Families when brave enough to reach out for help are told that the services they need simply do not exist. Then others, like me, are sent from department to department, seeing staff not trained in spotting or supporting birth trauma or given treatment that isn’t right, doesn’t help at all, but instead makes it worse. Sadly some families pay the ultimate price, their loved one, no longer able to cope says goodbye to the world of suffering and pain that has become their life, and seek release in death.
It is time to act. We cannot any longer sit back and let families go on without the specialist support they need. We can not risk families being left without a mum or a dad because we failed them. Our beautiful children are precious, with them are our hopes and dreams, they deserve better. When families don’t get the support and treatment they need the result is devastated lives, it can steal years that can never be got back. It leads to isolation and feelings of guilt, damage to relationships, loss of jobs and physical illness. Families need support and it’s time that the focus is shifted to show those suffering they are not fighting the battle alone.

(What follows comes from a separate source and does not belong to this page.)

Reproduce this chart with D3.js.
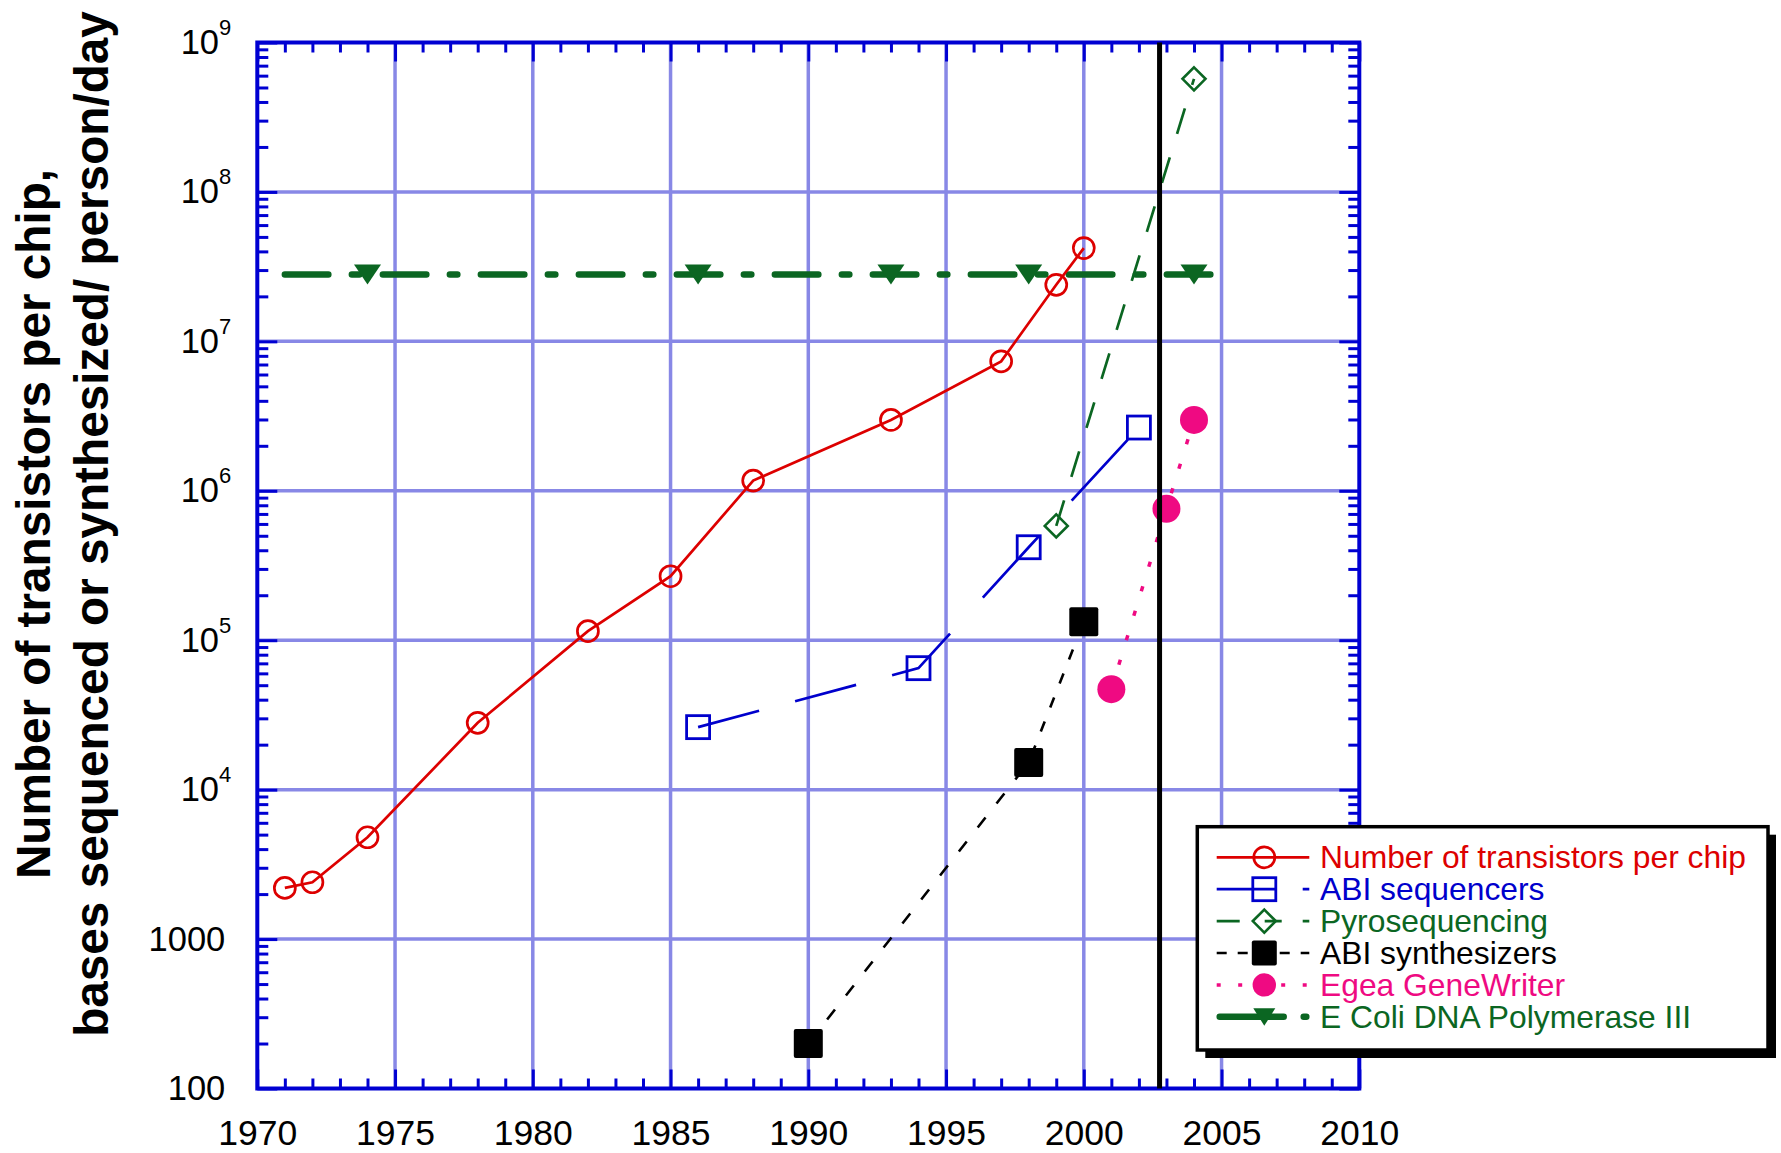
<!DOCTYPE html>
<html>
<head>
<meta charset="utf-8">
<script src="https://cdn.jsdelivr.net/npm/d3@7"></script>
<style>
  body { margin: 0; background: white; }
  text { font-family: "Liberation Sans", Arial, sans-serif; }
</style>
</head>
<body>
<div id="chart"></div>
<script>
// data
const chipYears = [1971, 1972, 1974, 1978, 1982, 1985, 1988, 1993, 1997, 1999, 2000];
const chipTransistors = [2200, 2400, 4800, 28000, 115000, 268000, 1170000, 2980000, 7350000, 23900000, 42100000];

const abiSeqYears = [1986, 1994, 1998, 2002];
const abiSeqBases = [26200, 65000, 419000, 2650000];

const pyroYears = [1999, 2004];
const pyroBases = [582000, 571000000];

const abiSynYears = [1990, 1998, 2000];
const abiSynBases = [200, 15200, 133000];

const egeaYears = [2001, 2003, 2004];
const egeaBases = [47000, 757000, 2980000];

const ecoliLineYears = [1971, 2005];
const ecoliMarkerYears = [1974, 1986, 1993, 1998, 2004];
const ecoliRate = 2.8e7;

const cutoffYear = 2002.75;

const xMajor = [1970, 1975, 1980, 1985, 1990, 1995, 2000, 2005, 2010];
const xMinor = d3.range(1971, 2010).filter(v => v % 5 !== 0);
const yMajor = [1e2, 1e3, 1e4, 1e5, 1e6, 1e7, 1e8, 1e9];
const yMinor = d3.range(2, 9).flatMap(e => d3.range(2, 10).map(m => m * Math.pow(10, e)));

const legendLabels = ["Number of transistors per chip", "ABI sequencers", "Pyrosequencing",
                      "ABI synthesizers", "Egea GeneWriter", "E Coli DNA Polymerase III"];

const width = 1781, height = 1153;
const plot = {left: 257.3, right: 1359.3, top: 42.5, bottom: 1088.5};
const axisBlue = "#0000d2";
const gridBlue = "#8888e6";
const red = "#dd0000", blue = "#0000cc", green = "#0b6622", pink = "#ef0a82";

const svg = d3.select("#chart").append("svg")
  .attr("width", width)
  .attr("height", height)
  .style("background", "white");

const x = d3.scaleLinear().domain([1970, 2010]).range([plot.left, plot.right]);
const y = d3.scaleLog().domain([100, 1e9]).range([plot.bottom, plot.top]);

// dashes measured along the dominant axis, the way the original plot program drew them
function chebDash(pts, pattern) {
  let d = "", k = 0, left = pattern[0], pen = false;
  for (let i = 1; i < pts.length; i++) {
    const [x0, y0] = pts[i - 1], [x1, y1] = pts[i];
    const len = Math.max(Math.abs(x1 - x0), Math.abs(y1 - y0));
    let t = 0;
    while (t < len - 1e-6) {
      const step = Math.min(left, len - t);
      const a = t / len, b = (t + step) / len;
      if (k % 2 === 0) {
        if (!pen) { d += `M${x0 + (x1 - x0) * a},${y0 + (y1 - y0) * a}`; pen = true; }
        d += `L${x0 + (x1 - x0) * b},${y0 + (y1 - y0) * b}`;
      }
      t += step; left -= step;
      if (left <= 1e-6) {
        k = (k + 1) % pattern.length;
        left = pattern[k];
        if (k % 2 === 1) pen = false;
      }
    }
  }
  return d;
}

// grid
svg.append("g").selectAll("line").data(xMajor.slice(1, -1)).join("line")
  .attr("x1", d => x(d)).attr("x2", d => x(d))
  .attr("y1", plot.top).attr("y2", plot.bottom)
  .attr("stroke", gridBlue).attr("stroke-width", 3.5);
svg.append("g").selectAll("line").data(yMajor.slice(1, -1)).join("line")
  .attr("y1", d => y(d)).attr("y2", d => y(d))
  .attr("x1", plot.left).attr("x2", plot.right)
  .attr("stroke", gridBlue).attr("stroke-width", 3.5);

// axes with inward ticks
function tickAxis(axis, pos, values, size) {
  const g = svg.append("g")
    .attr("transform", pos)
    .style("color", axisBlue)
    .call(axis.tickValues(values).tickSize(size).tickFormat(""));
  g.select(".domain").remove();
  g.selectAll(".tick line").attr("stroke-width", 3);
  return g;
}
tickAxis(d3.axisBottom(x), `translate(0,${plot.bottom})`, xMinor, -10);
tickAxis(d3.axisBottom(x), `translate(0,${plot.bottom})`, xMajor, -19);
tickAxis(d3.axisTop(x), `translate(0,${plot.top})`, xMinor, -10);
tickAxis(d3.axisTop(x), `translate(0,${plot.top})`, xMajor, -19);
tickAxis(d3.axisLeft(y), `translate(${plot.left},0)`, yMinor, -11);
tickAxis(d3.axisLeft(y), `translate(${plot.left},0)`, yMajor, -20);
tickAxis(d3.axisRight(y), `translate(${plot.right},0)`, yMinor, -11);
tickAxis(d3.axisRight(y), `translate(${plot.right},0)`, yMajor, -20);

svg.append("rect")
  .attr("x", plot.left).attr("y", plot.top)
  .attr("width", plot.right - plot.left).attr("height", plot.bottom - plot.top)
  .attr("fill", "none").attr("stroke", axisBlue).attr("stroke-width", 4);

// tick labels
const xLab = svg.append("g")
  .attr("transform", `translate(0,${plot.bottom})`)
  .call(d3.axisBottom(x).tickValues(xMajor).tickSize(0).tickPadding(31).tickFormat(d3.format("d")));
xLab.select(".domain").remove();
xLab.selectAll("text").attr("fill", "black").style("font-size", "35.5px")
  .style("font-family", "'Liberation Sans', Arial, sans-serif");

const yLab = svg.append("g")
  .attr("transform", `translate(${plot.left},0)`)
  .call(d3.axisLeft(y).tickValues(yMajor).tickSize(0).tickPadding(26).tickFormat(""));
yLab.select(".domain").remove();
yLab.selectAll("text")
  .attr("fill", "black")
  .style("font-size", "34.5px")
  .style("font-family", "'Liberation Sans', Arial, sans-serif")
  .each(function(d) {
    const t = d3.select(this);
    const e = Math.round(Math.log10(d));
    if (e < 4) {
      t.attr("x", -32).text(String(d));
    } else {
      t.append("tspan").text("10");
      t.append("tspan").attr("dy", -19).style("font-size", "22px").text(e);
    }
  });

// axis title
const titleLines = ["Number of transistors per chip,", "bases sequenced or synthesized/ person/day"];
svg.append("g").selectAll("text").data(titleLines).join("text")
  .attr("transform", (d, i) => `translate(${[50, 108][i]},524) rotate(-90)`)
  .attr("text-anchor", "middle")
  .style("font-size", "47.7px")
  .style("font-weight", "bold")
  .text(d => d);

const pts = (xs, ys) => xs.map((v, i) => [x(v), y(ys[i])]);
const line = d3.line();

// E. coli polymerase
svg.append("path")
  .attr("d", chebDash(ecoliLineYears.map(v => [x(v), y(ecoliRate)]), [43.5, 23.5, 7.5, 23.5]))
  .attr("fill", "none").attr("stroke", green).attr("stroke-width", 6.5).attr("stroke-linecap", "round");
svg.append("g").selectAll("path").data(ecoliMarkerYears).join("path")
  .attr("transform", d => `translate(${x(d)},${y(ecoliRate)})`)
  .attr("d", "M-13.5,-10L13.5,-10L0,10Z")
  .attr("fill", green);

// transistors per chip
svg.append("path")
  .attr("d", line(pts(chipYears, chipTransistors)))
  .attr("fill", "none").attr("stroke", red).attr("stroke-width", 2.7);
svg.append("g").selectAll("circle").data(chipYears).join("circle")
  .attr("cx", d => x(d)).attr("cy", (d, i) => y(chipTransistors[i]))
  .attr("r", 10.5).attr("fill", "none").attr("stroke", red).attr("stroke-width", 2.7);

// ABI sequencers
svg.append("path")
  .attr("d", chebDash(pts(abiSeqYears, abiSeqBases), [61, 36]))
  .attr("fill", "none").attr("stroke", blue).attr("stroke-width", 2.7);
svg.append("g").selectAll("rect").data(abiSeqYears).join("rect")
  .attr("x", d => x(d) - 11.5).attr("y", (d, i) => y(abiSeqBases[i]) - 11.5)
  .attr("width", 23).attr("height", 23)
  .attr("fill", "none").attr("stroke", blue).attr("stroke-width", 2.8);

// pyrosequencing
svg.append("path")
  .attr("d", chebDash(pts(pyroYears, pyroBases), [25.5, 23.5]))
  .attr("fill", "none").attr("stroke", green).attr("stroke-width", 2.7);
svg.append("g").selectAll("path").data(pyroYears).join("path")
  .attr("transform", (d, i) => `translate(${x(d)},${y(pyroBases[i])})`)
  .attr("d", "M0,-11.5L11.5,0L0,11.5L-11.5,0Z")
  .attr("fill", "none").attr("stroke", green).attr("stroke-width", 2.6);

// ABI synthesizers
svg.append("path")
  .attr("d", chebDash(pts(abiSynYears, abiSynBases), [10, 14]))
  .attr("fill", "none").attr("stroke", "black").attr("stroke-width", 2.6);
svg.append("g").selectAll("rect").data(abiSynYears).join("rect")
  .attr("x", d => x(d) - 14.5).attr("y", (d, i) => y(abiSynBases[i]) - 14.5)
  .attr("width", 29).attr("height", 29).attr("rx", 2)
  .attr("fill", "black");

// Egea GeneWriter
svg.append("path")
  .attr("d", chebDash(pts(egeaYears, egeaBases), [5, 19.5]))
  .attr("fill", "none").attr("stroke", pink).attr("stroke-width", 3.5);
svg.append("g").selectAll("circle").data(egeaYears).join("circle")
  .attr("cx", d => x(d)).attr("cy", (d, i) => y(egeaBases[i]))
  .attr("r", 14).attr("fill", pink);

// vertical marker line
svg.append("line")
  .attr("x1", x(cutoffYear)).attr("x2", x(cutoffYear))
  .attr("y1", plot.top).attr("y2", plot.bottom)
  .attr("stroke", "black").attr("stroke-width", 5);

// legend
const lg = {x: 1197.3, y: 826.7, w: 570.7, h: 223.3, row0: 857.3, step: 31.9, s0: 1216.7, s1: 1309.3, mx: 1264.3, tx: 1320};
svg.append("rect")
  .attr("x", lg.x + 8).attr("y", lg.y + 8).attr("width", lg.w).attr("height", lg.h)
  .attr("fill", "black");
svg.append("rect")
  .attr("x", lg.x).attr("y", lg.y).attr("width", lg.w).attr("height", lg.h)
  .attr("fill", "white").attr("stroke", "black").attr("stroke-width", 3.5);

const legendStyles = [
  {color: red, dash: null, width: 2.7, marker: "circle"},
  {color: blue, dash: "59 27 7", width: 2.7, marker: "square"},
  {color: green, dash: "23 25 17 21 7", width: 2.7, marker: "diamond"},
  {color: "black", dash: "10 11", width: 2.6, marker: "filledSquare"},
  {color: pink, dash: "4 17.5", width: 3.5, marker: "dot"},
  {color: green, dash: "64 20 3", width: 6.5, marker: "triangle", cap: "round"}
];

legendLabels.forEach((label, i) => {
  const st = legendStyles[i];
  const cy = lg.row0 + i * lg.step;
  const round = st.cap === "round";
  svg.append("line")
    .attr("x1", round ? lg.s0 + 3 : lg.s0).attr("x2", round ? lg.s1 - 3 : lg.s1)
    .attr("y1", cy).attr("y2", cy)
    .attr("stroke", st.color).attr("stroke-width", st.width)
    .attr("stroke-dasharray", st.dash)
    .attr("stroke-linecap", round ? "round" : "butt");
  const m = svg.append("g").attr("transform", `translate(${lg.mx},${cy})`);
  if (st.marker === "circle") {
    m.append("circle").attr("r", 10.5).attr("fill", "none").attr("stroke", st.color).attr("stroke-width", 2.7);
  } else if (st.marker === "square") {
    m.append("rect").attr("x", -11.5).attr("y", -11.5).attr("width", 23).attr("height", 23)
      .attr("fill", "none").attr("stroke", st.color).attr("stroke-width", 2.8);
  } else if (st.marker === "diamond") {
    m.append("path").attr("d", "M0,-11.5L11.5,0L0,11.5L-11.5,0Z")
      .attr("fill", "none").attr("stroke", st.color).attr("stroke-width", 2.6);
  } else if (st.marker === "filledSquare") {
    m.append("rect").attr("x", -12.5).attr("y", -12.5).attr("width", 25).attr("height", 25)
      .attr("rx", 2).attr("fill", st.color);
  } else if (st.marker === "dot") {
    m.append("circle").attr("r", 11.7).attr("fill", st.color);
  } else {
    m.append("path").attr("d", "M-11,-8.5L11,-8.5L0,9Z").attr("fill", st.color);
  }
  svg.append("text")
    .attr("x", lg.tx).attr("y", cy + 11)
    .attr("fill", st.color)
    .style("font-size", "31.8px")
    .text(label);
});
</script>
</body>
</html>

When I was at my lowest I was expected to fight my hardest
So what can we do?
When your going through the battle of birth trauma to fight, to keep asking and asking for help is exhausting, just to get through each day is hard enough. When I was at my lowest I was expected to fight my hardest. But we can be the voice they need, we can speak up about perinatal mental health and campaign for change. We need to keep pushing the NHS, local services and the wider government to see how important it is that there is specialist care available. We can also support those charities trying hard to help families.
If we have experience of birth trauma either as a sufferer or if we are someone that has cared for a loved one, we can share our stories, this helps reduce stigma and raise awareness. When we do this we make it easier for ones to ask for help and for those developing services to know what is needed to support those they care for. We also educate healthcare professionals and others who families rely on, and help them understand the battle that is birth trauma.
But what families also need is kindness and compassion, a caring touch and a helping hand. I can remember every person that said a kind word to me, but also those that didn’t say a word but just sat with me while I cried and held me tight. Let us help them to not feel alone, to know that ones care and that we believe enough is enough. We may not be able to take their pain away, but we can be a strength and a light in the darkest of times.
Yes it’s time to act on birth trauma. Join us, be a light in the dark and say Enough is Enough!